Help your readers feel something for or about them by giving them vivid personalities and distinctive looks. You want to make them memorable, encouraging readers to care about them, hate them or fear them in the same exact way your main character does.

To do this, think like your protagonist whenever you mention them. See what they see, and feel what they feel.

Easier said than done, I know. But that’s why it’s called a challenge. And it’s a realistic one too. It just takes practice and the right mindset to develop properly. Maybe even a bit of writerly meditation. You know, closing your eyes, breathing in deeply and visualizing where you want to be.

In this case, where you want to be is inside your main character’s mind.

Now, I’m normally not into meditation. I’m way too ADD for that stuff. It sounds like a form of torture to me – a sneaky way around the Geneva Convention’s established rules of war. But even I can recognize the value of taking a minute to “feel” my protagonist’s perspective.

(I had to put “feel” in quotation marks because it sounded too cheesy otherwise.)
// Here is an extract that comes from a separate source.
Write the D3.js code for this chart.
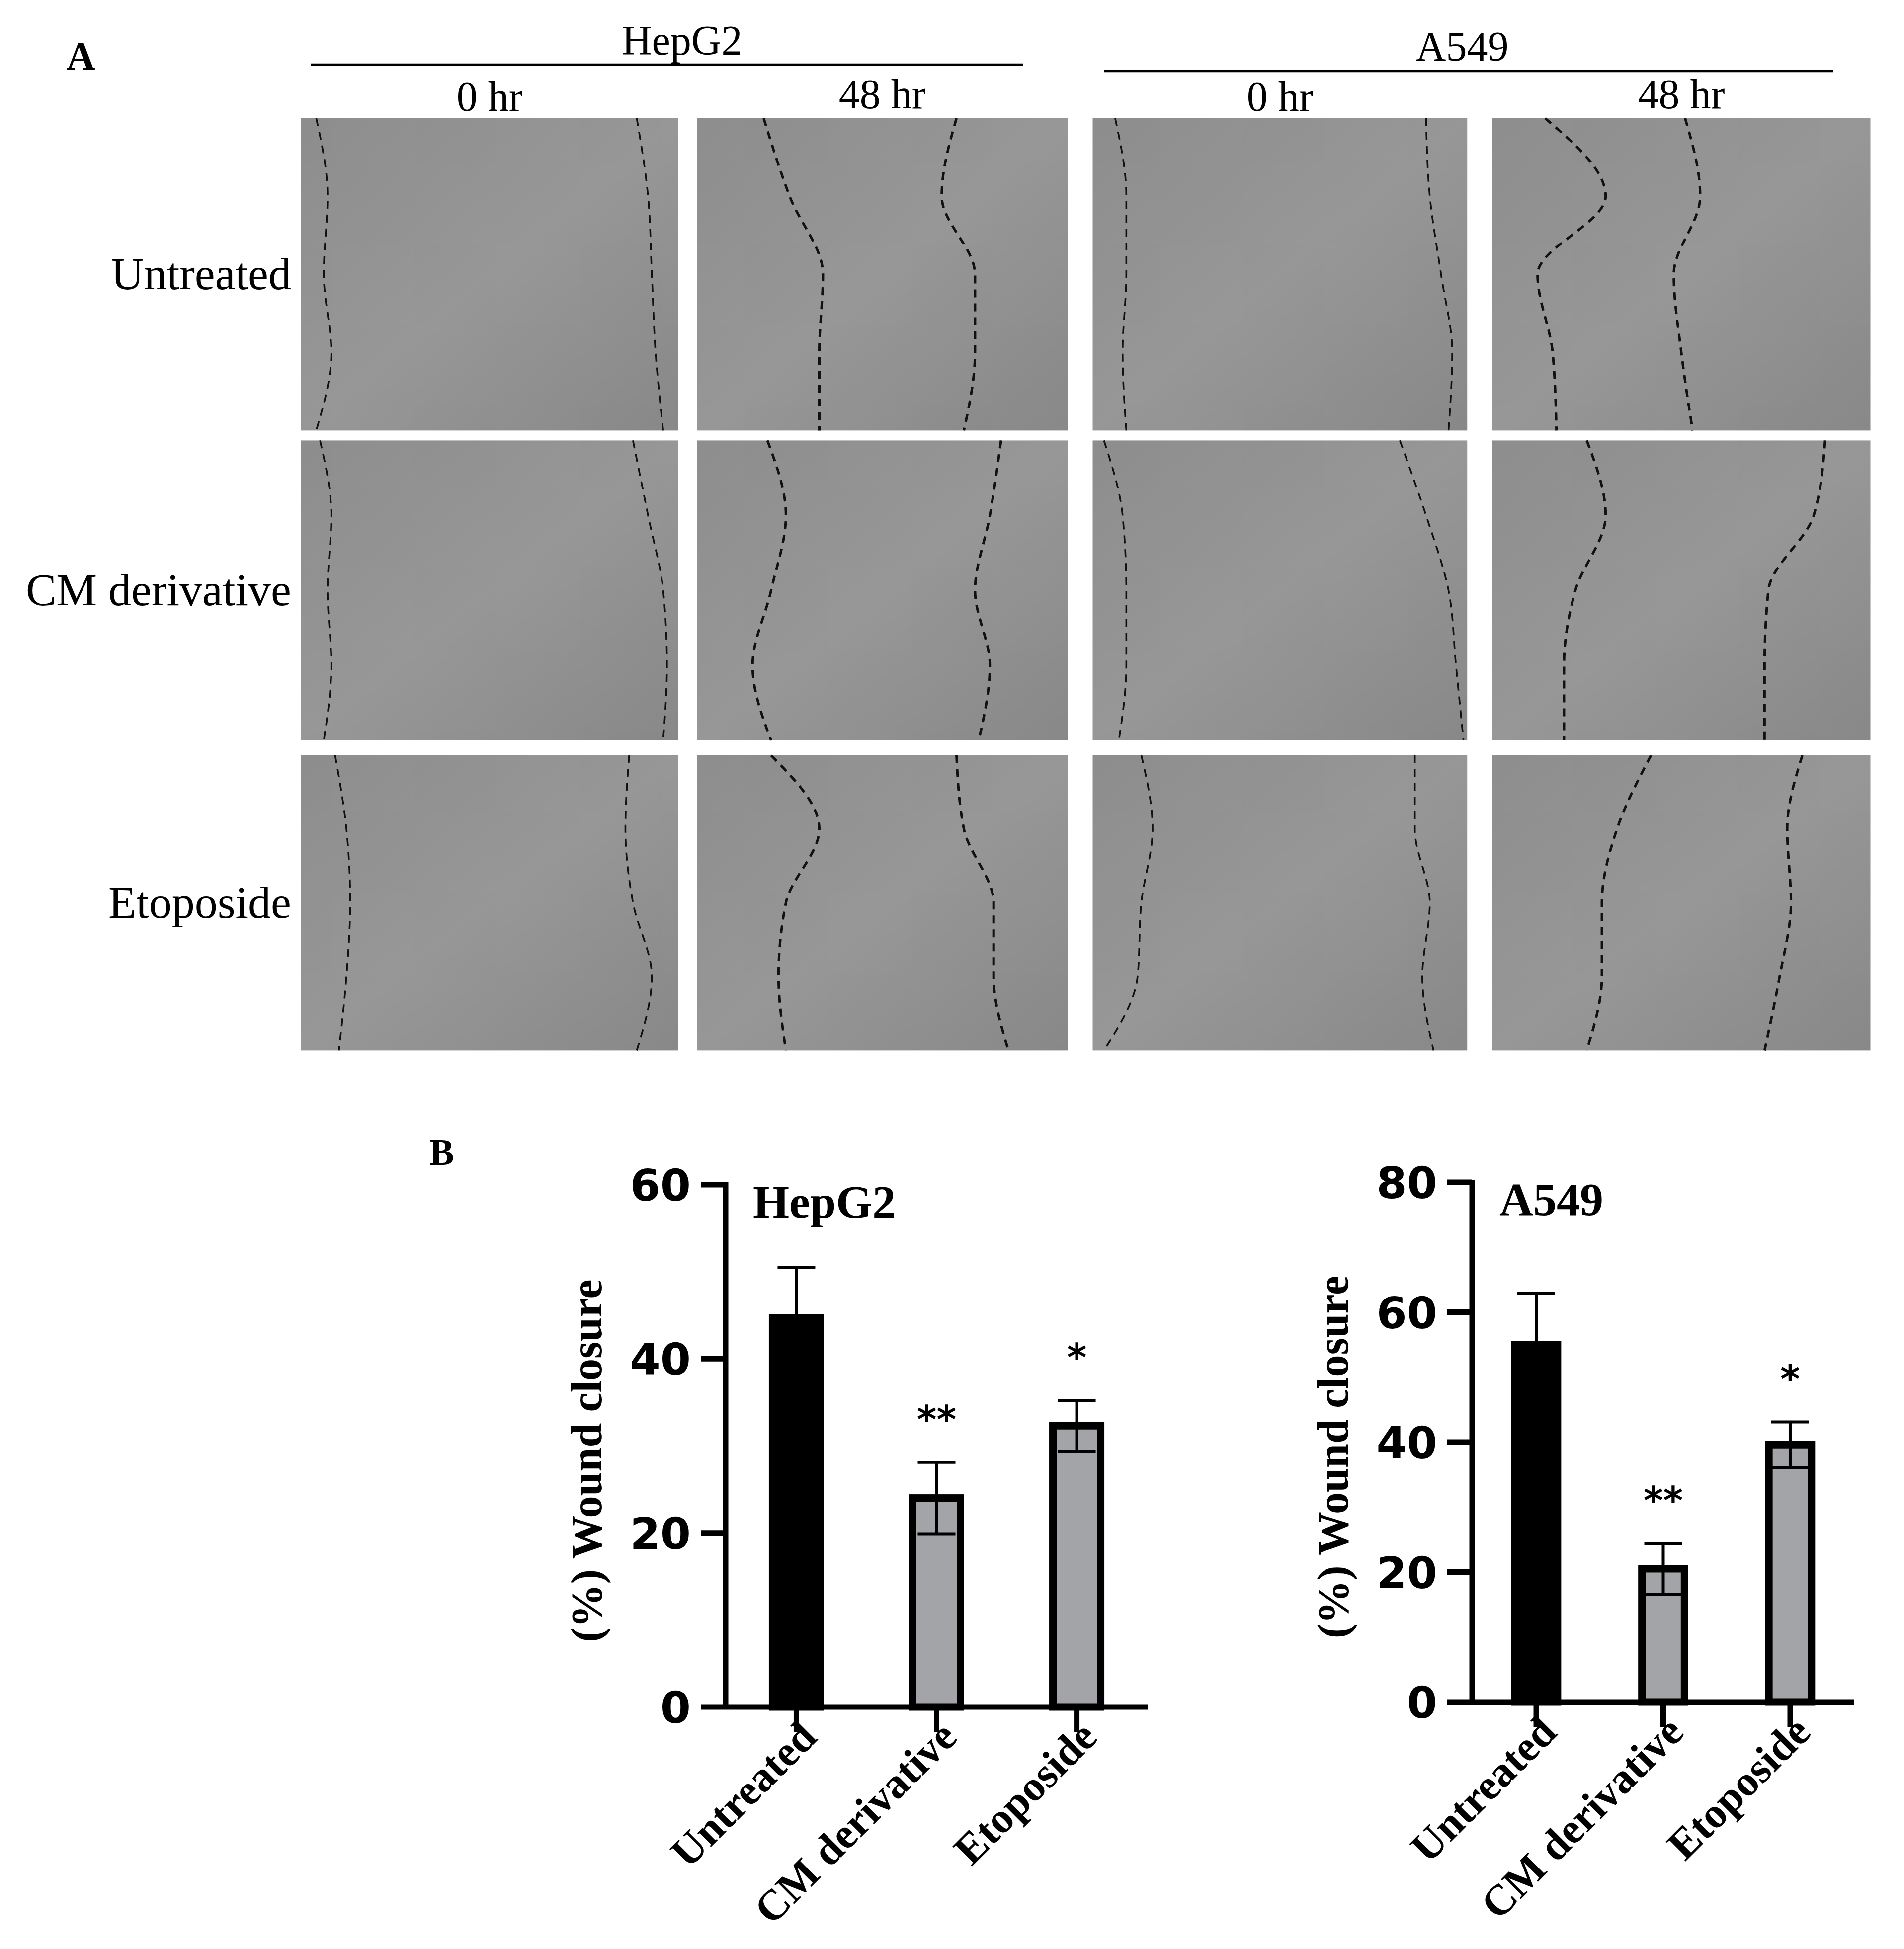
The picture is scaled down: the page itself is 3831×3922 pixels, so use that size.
<!DOCTYPE html>
<html><head><meta charset="utf-8">
<script src="https://cdn.jsdelivr.net/npm/d3@7"></script>
<style>body{margin:0;background:#fff}</style>
</head><body>
<div id="chart"></div>
<script>
const categories = ["Untreated", "CM derivative", "Etoposide"];
const hepMeans = [44.7, 24.0, 32.3];
const hepErr = [5.8, 4.1, 2.9];
const a549Means = [55.0, 20.5, 39.6];
const a549Err = [7.9, 3.9, 3.5];
const hepTicks = [0, 20, 40, 60];
const a549Ticks = [0, 20, 40, 60, 80];
const signif = ["", "**", "*"];
const rowLabels = ["Untreated", "CM derivative", "Etoposide"];
const colLabels = ["0 hr", "48 hr", "0 hr", "48 hr"];
// wound edge positions (fraction of panel width) at top, upper, middle, lower, bottom
const woundEdges = [
  [[0.04,0.07,0.06,0.08,0.04],[0.89,0.92,0.93,0.94,0.96]],
  [[0.18,0.25,0.34,0.33,0.33],[0.70,0.66,0.75,0.75,0.72]],
  [[0.06,0.09,0.09,0.08,0.09],[0.89,0.90,0.93,0.96,0.95]],
  [[0.14,0.30,0.12,0.16,0.17],[0.51,0.55,0.48,0.50,0.53]],
  [[0.05,0.08,0.07,0.08,0.06],[0.88,0.92,0.96,0.97,0.96]],
  [[0.19,0.24,0.20,0.15,0.20],[0.82,0.79,0.75,0.79,0.76]],
  [[0.03,0.08,0.09,0.09,0.07],[0.82,0.89,0.95,0.97,0.99]],
  [[0.25,0.30,0.22,0.19,0.19],[0.88,0.85,0.73,0.72,0.72]],
  [[0.09,0.12,0.13,0.12,0.10],[0.87,0.86,0.88,0.93,0.89]],
  [[0.20,0.33,0.24,0.22,0.24],[0.70,0.72,0.80,0.80,0.84]],
  [[0.13,0.16,0.13,0.12,0.03],[0.86,0.86,0.90,0.88,0.91]],
  [[0.42,0.33,0.29,0.29,0.25],[0.82,0.78,0.79,0.76,0.72]]
];

const W = 3831, H = 3922;
const svg = d3.select("#chart").append("svg").attr("width", W).attr("height", H);
const k = 2.504;

// ---- panel A ----
svg.append("text").attr("x", 65*k).attr("y", 56*k).attr("text-anchor", "middle")
  .style("font", "bold 80px 'Liberation Serif'").text("A");

const grad = svg.append("defs").append("linearGradient").attr("id", "g").attr("x1", 0).attr("x2", 1).attr("y1", 0).attr("y2", 1);
grad.append("stop").attr("offset", 0).attr("stop-color", "#8d8d8d");
grad.append("stop").attr("offset", 0.5).attr("stop-color", "#979797");
grad.append("stop").attr("offset", 1).attr("stop-color", "#888888");

const panelX = [[242,545],[560,858],[878,1179],[1199,1503]];
const panelY = [[95,346],[354,595],[607,844]];

[["HepG2", 250, 822, 548, 35, 52], ["A549", 887, 1473, 1175, 40, 57]].forEach(([t, x1, x2, tx, ty, ly]) => {
  svg.append("line").attr("x1", x1*k).attr("x2", x2*k).attr("y1", ly*k).attr("y2", ly*k)
    .attr("stroke", "#000").attr("stroke-width", 5);
  svg.append("text").attr("x", tx*k).attr("y", ty*k + 22).attr("text-anchor", "middle")
    .style("font", "84px 'Liberation Serif'").text(t);
});
colLabels.forEach((c, i) => {
  const cx = (panelX[i][0] + panelX[i][1]) / 2 * k;
  svg.append("text").attr("x", cx).attr("y", (i % 2 ? 76 : 78)*k + 28).attr("text-anchor", "middle")
    .style("font", "84px 'Liberation Serif'").text(c);
});
rowLabels.forEach((r, j) => {
  const cy = (panelY[j][0] + panelY[j][1]) / 2 * k;
  svg.append("text").attr("x", 234*k).attr("y", cy + 30).attr("text-anchor", "end")
    .style("font", "92px 'Liberation Serif'").text(r);
});
panelY.forEach((py, j) => panelX.forEach((px, i) => {
  const x0 = px[0]*k, x1 = px[1]*k, y0 = py[0]*k, y1 = py[1]*k;
  svg.append("rect").attr("x", x0).attr("y", y0).attr("width", x1 - x0).attr("height", y1 - y0)
    .attr("fill", "url(#g)");
  const ys = d3.scaleLinear().domain([0, 4]).range([y0, y1]);
  const xs = d3.scaleLinear().domain([0, 1]).range([x0, x1]);
  woundEdges[j*4 + i].forEach(edge => {
    svg.append("path")
      .attr("d", d3.line().x(d => xs(d)).y((d, n) => ys(n)).curve(d3.curveMonotoneY)(edge))
      .attr("fill", "none").attr("stroke", "#111").attr("stroke-width", i % 2 ? 5 : 3.5)
      .attr("stroke-dasharray", "16,12");
  });
}));

// ---- panel B ----
svg.append("text").attr("x", 355*k).attr("y", 936*k).attr("text-anchor", "middle")
  .style("font", "bold 74px 'Liberation Serif'").text("B");

function barChart(o) {
  const y = d3.scaleLinear().domain([0, o.max]).range([o.ybot, o.ytop]);
  const x = d3.scaleBand().domain(categories).range([o.x0, o.xend]).paddingInner(0.61).paddingOuter(0.31);
  const g = svg.append("g");
  const bw = x.bandwidth();
  g.selectAll(".bar").data(o.means).join("rect")
    .attr("x", (d, i) => x(categories[i]) + 7)
    .attr("y", d => y(d))
    .attr("width", bw - 14).attr("height", d => y(0) - y(d))
    .attr("fill", (d, i) => i === 0 ? "#000" : "#a3a4a8")
    .attr("stroke", "#000").attr("stroke-width", 15);
  o.means.forEach((m, i) => {
    const cx = x(categories[i]) + bw / 2, e = o.err[i];
    g.append("path").attr("d", `M${cx},${y(m - e)}V${y(m + e)}M${cx - 38},${y(m + e)}H${cx + 38}M${cx - 38},${y(m - e)}H${cx + 38}`)
      .attr("stroke", "#000").attr("stroke-width", 6).attr("fill", "none");
    if (o.sig[i]) g.append("text").attr("x", cx).attr("y", y(m + e) - 60).attr("text-anchor", "middle")
      .style("font", "bold 76px 'DejaVu Sans'").text(o.sig[i]);
    g.append("line").attr("x1", cx).attr("x2", cx).attr("y1", o.ybot).attr("y2", o.ybot + 50)
      .attr("stroke", "#000").attr("stroke-width", 11);
    g.append("text").attr("transform", `translate(${cx + 45},${o.ybot + 65}) rotate(-45)`)
      .attr("text-anchor", "end").style("font", "bold 86px 'Liberation Serif'").text(categories[i]);
  });
  // axes
  g.append("line").attr("x1", o.x0).attr("x2", o.xend).attr("y1", o.ybot).attr("y2", o.ybot)
    .attr("stroke", "#000").attr("stroke-width", 11);
  g.append("line").attr("x1", o.x0).attr("x2", o.x0).attr("y1", o.ytop - 5).attr("y2", o.ybot + 5)
    .attr("stroke", "#000").attr("stroke-width", 11);
  o.ticks.forEach(t => {
    g.append("line").attr("x1", o.x0 - 50).attr("x2", o.x0).attr("y1", y(t)).attr("y2", y(t))
      .attr("stroke", "#000").attr("stroke-width", 11);
    g.append("text").attr("x", o.x0 - 70).attr("y", y(t) + 32).attr("text-anchor", "end")
      .style("font", "bold 88px 'DejaVu Sans'").text(t);
  });
  g.append("text").attr("transform", `translate(${o.x0 - 250},${(o.ytop + o.ybot) / 2 + 30}) rotate(-90)`)
    .attr("text-anchor", "middle").style("font", "bold 88px 'Liberation Serif'").text("(%) Wound closure");
  g.append("text").attr("x", o.x0 + 55).attr("y", o.ytop + 66)
    .style("font", "bold 94px 'Liberation Serif'").text(o.title);
}

barChart({ title: "HepG2", means: hepMeans, err: hepErr, ticks: hepTicks, max: 60, sig: signif,
  x0: 1460, xend: 2309, ytop: 2384, ybot: 3435 });
barChart({ title: "A549", means: a549Means, err: a549Err, ticks: a549Ticks, max: 80, sig: signif,
  x0: 2962, xend: 3731, ytop: 2379, ybot: 3425 });
</script>
</body></html>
This exercise is slightly difficult to describe without examples, so I’m going to refer to one of my historical fiction novels, Designing America, for a moment.

The sequel to Maiden America, it’s set in 1781 at Yorktown, Virginia, and has some awesome interactions between main character Abigail Carpenter and bad guy Banastre Tarleton, if I do say so myself. I had an absolute blast writing about this real-life antagonist, but that doesn’t mean it wasn’t a tricky process at times as I tried to marry actual history with my fictional character’s perspective.

Designing America shows Abigail despising Tarleton, since she blames him for a series of war crimes that she – and the rest of early America – is certain he committed. But Americans today can find a much more complex narrative about Banastre Tarleton than the one she accepted. While he was indisputably arrogant, with even some of his fellow British officers getting royally annoyed about his attitude issues, he might have actually behaved more gentlemanly than he’s given credit for.

Recognizing that raised the question of how to make him a believable and effective bad guy without unnecessarily defaming him. I ended up solving that problem by describing his behavior one way and Abigail’s attitude of him in a whole different light.

When she first meets Tarleton, she’s terrified of him. And when she has to suffer his acquaintance for several weeks, her horror largely morphs into disgust. There’s not a single thing he does that she approves of, and she makes that very clear.

Because of the differing accounts I read of him, and since I had the luxury of being far removed from the brutal and drawn-out conflict in question, I could see that much of Tarleton’s behavior in Designing America really wasn’t so bad. As such, after I described his action, I would sometimes have to stop myself in order to relinquish my author hat and adopt Abigail’s persona instead.

How would she interpret his friendly smiles and offers of commiseration? What angle could I take to twist a casual conversation enough to annoy her?

It didn’t take too long before I was so solidly in her head that I didn’t have to stop myself any more. Her disgusted interpretation of everything he did just came out naturally.

Which meant that when things took a far less amusing and much more dramatic turn toward the end of the book, I truly believe I was able to capture it with every bit of intense effect I was hoping for.

Feel free to tell me if you disagree, but thanks to my experience writing Designing America, I'm all in with this “meditation” challenge. When designing secondary characters, it's a great skill to master.